Item 1.01 Entry into a Material Definitive Agreement.
Membership Interest Purchase Agreement
On October 28, 2020, Ritchie Bros. Auctioneers
Incorporated, a Canada corporation (the “Company”), Ritchie Bros. Auctioneers (America) Inc., a Washington corporation
and subsidiary of the Company (the “Purchaser”), Rouse Services LLC, a California limited liability company
(“Rouse”), the members of Rouse, (collectively, the “Sellers”) and Scott Rouse, in his capacity
as seller representative, entered into a membership interest purchase agreement (the “Purchase Agreement”)
pursuant to which the Sellers will sell and transfer to the Purchaser, and the Purchaser will purchase and acquire from the Sellers
(the “Acquisition”), all of the issued and outstanding units of Rouse (collectively, the “Membership
Interests”).
Under the terms of the Purchase Agreement,
the purchase price for the Membership Interests is $275 million dollars, subject to certain adjustments, including for working
capital, indebtedness, certain incentive payments to Rouse employees and Rouse’s transaction expenses. The purchase price
will be paid in cash, with the exception of 20% of the consideration payable to each of three individual Sellers who will be entering
into employment agreements with the Purchaser (the “Rollover Members”), which will be paid in Company common
shares (the “Consideration Shares”), based on a 30-day volume weighted average price for the period ending three
business days before the closing date. The Consideration Shares will be subject to transfer and forfeiture restrictions that will
lapse, with certain exceptions, in varying frequencies and increments, depending on the applicable Rollover Member, with all forfeiture
restrictions to lapse by the third anniversary of the closing date for each Rollover Member if the Rollover Member is still employed
by the Purchaser or any of its affliates as of that date.
The Purchase Agreement contains customary
representations and warranties of Rouse, the Sellers, the Purchaser and the Company, as well as covenants regarding Rouse's operation
of its business prior to the closing of the Acquisition and certain protective covenants under which the Sellers have agreed not
to take certain actions competitive with, or harmful to, Rouse’s business after the closing. Additionally, the Purchase Agreement
contains provisions regarding indemnification in favor of the Purchaser and the Sellers. The Purchaser has agreed to obtain a representation
and warranty insurance policy with respect to the Acquisition, and the Purchaser will deposit into escrow a specified portion of
the total consideration otherwise payable in the Acquisition to the Sellers, to be held in escrow for indemnification claims and
any purchase price adjustments, if any, under the Purchase Agreement for a period of 12 months following the completion of the
Acquisition.
Between signing of the Purchase Agreement
and closing, the Sellers have agreed to cause Rouse and its subsidiaries to conduct business in the ordinary course consistent
with past practice and use reasonable best efforts to maintain and preserve their organization, business and franchise, including
the preservation of rights and relationships.

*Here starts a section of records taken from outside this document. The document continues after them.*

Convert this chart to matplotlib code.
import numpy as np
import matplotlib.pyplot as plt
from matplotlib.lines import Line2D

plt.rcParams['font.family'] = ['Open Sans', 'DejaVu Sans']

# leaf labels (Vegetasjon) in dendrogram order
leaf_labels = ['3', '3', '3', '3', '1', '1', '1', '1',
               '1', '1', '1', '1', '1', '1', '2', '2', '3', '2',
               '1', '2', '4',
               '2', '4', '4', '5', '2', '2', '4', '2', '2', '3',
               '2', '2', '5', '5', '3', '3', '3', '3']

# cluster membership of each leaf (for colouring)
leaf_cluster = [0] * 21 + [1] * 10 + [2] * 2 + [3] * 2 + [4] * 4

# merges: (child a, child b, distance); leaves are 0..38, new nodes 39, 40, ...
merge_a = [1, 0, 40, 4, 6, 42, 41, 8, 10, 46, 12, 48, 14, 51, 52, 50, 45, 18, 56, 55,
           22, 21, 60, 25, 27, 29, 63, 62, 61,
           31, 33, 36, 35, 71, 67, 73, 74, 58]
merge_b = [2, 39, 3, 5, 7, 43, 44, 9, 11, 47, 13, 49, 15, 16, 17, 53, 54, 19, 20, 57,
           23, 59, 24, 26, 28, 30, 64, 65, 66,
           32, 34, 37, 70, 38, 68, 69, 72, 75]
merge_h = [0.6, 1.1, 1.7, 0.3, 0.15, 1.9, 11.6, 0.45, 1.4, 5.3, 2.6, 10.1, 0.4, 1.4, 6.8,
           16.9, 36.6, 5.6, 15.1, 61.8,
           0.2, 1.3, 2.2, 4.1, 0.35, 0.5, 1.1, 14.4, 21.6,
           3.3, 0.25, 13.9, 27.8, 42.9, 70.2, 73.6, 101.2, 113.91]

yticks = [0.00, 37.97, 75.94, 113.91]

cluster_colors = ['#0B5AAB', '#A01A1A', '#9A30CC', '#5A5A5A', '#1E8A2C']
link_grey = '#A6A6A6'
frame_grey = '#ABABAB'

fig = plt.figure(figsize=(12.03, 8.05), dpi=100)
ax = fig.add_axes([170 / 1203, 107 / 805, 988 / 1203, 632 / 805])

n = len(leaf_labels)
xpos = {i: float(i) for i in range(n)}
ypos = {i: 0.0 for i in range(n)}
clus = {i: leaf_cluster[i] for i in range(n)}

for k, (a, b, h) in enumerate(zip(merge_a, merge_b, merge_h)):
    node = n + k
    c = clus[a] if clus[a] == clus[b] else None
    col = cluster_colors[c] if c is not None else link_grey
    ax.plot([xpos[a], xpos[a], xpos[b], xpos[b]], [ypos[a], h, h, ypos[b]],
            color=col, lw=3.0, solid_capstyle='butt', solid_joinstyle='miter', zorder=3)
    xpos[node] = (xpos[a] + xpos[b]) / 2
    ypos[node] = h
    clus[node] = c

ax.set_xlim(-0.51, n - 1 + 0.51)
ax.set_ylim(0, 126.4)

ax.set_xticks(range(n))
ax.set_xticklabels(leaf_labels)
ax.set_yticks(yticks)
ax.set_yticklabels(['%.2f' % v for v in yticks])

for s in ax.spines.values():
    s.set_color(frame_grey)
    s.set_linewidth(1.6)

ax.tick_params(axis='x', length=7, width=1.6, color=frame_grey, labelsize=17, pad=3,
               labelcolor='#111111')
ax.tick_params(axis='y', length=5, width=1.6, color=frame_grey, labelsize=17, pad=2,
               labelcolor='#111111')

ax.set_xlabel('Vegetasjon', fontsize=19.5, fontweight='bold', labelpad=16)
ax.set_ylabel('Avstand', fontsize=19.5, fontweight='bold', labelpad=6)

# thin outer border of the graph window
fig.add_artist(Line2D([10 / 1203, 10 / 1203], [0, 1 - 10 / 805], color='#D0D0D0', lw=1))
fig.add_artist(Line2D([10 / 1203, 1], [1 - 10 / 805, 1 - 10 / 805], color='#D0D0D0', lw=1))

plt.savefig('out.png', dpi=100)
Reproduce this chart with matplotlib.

Completion of the Acquisition is subject
to customary closing conditions, including, among other conditions, the expiration or termination of the applicable waiting period
under the Hart-Scott-Rodino Antitrust Improvements Act of 1976, as amended (the “HSR Act”).
The Purchase Agreement contains termination
rights of the Sellers and Purchaser, including (i) by mutual agreement, (ii) upon the existence of certain governmental actions
or restraints prohibiting the consummation of the transaction, including under the HSR Act, (iii) upon a material, uncured breach
of the Purchase Agreement and (iv) upon a failure to close the Acquisition by February 25, 2020 (the “Outside Date”)
if certain conditions are met. If the Purchase Agreement is terminated by the Sellers due to (i) a nonappealable order or the institution
of a government proceeding, including under the HSR Act, or (ii) the failure of the closing to occur on or before the Outside Date
(provided that all mutual closing conditions and Purchaser closing conditions have been satisfied except for those conditions that,
by their nature are to be satisfied at closing), then the Purchaser shall pay to Rouse a termination fee of $13,750,000.
The foregoing description of the Purchase
Agreement is qualified in its entirety by reference to the full text of the Purchase Agreement, a copy of which will be filed by
the Company as an exhibit to its Annual Report on Form 10-K for the year ended December 31, 2020.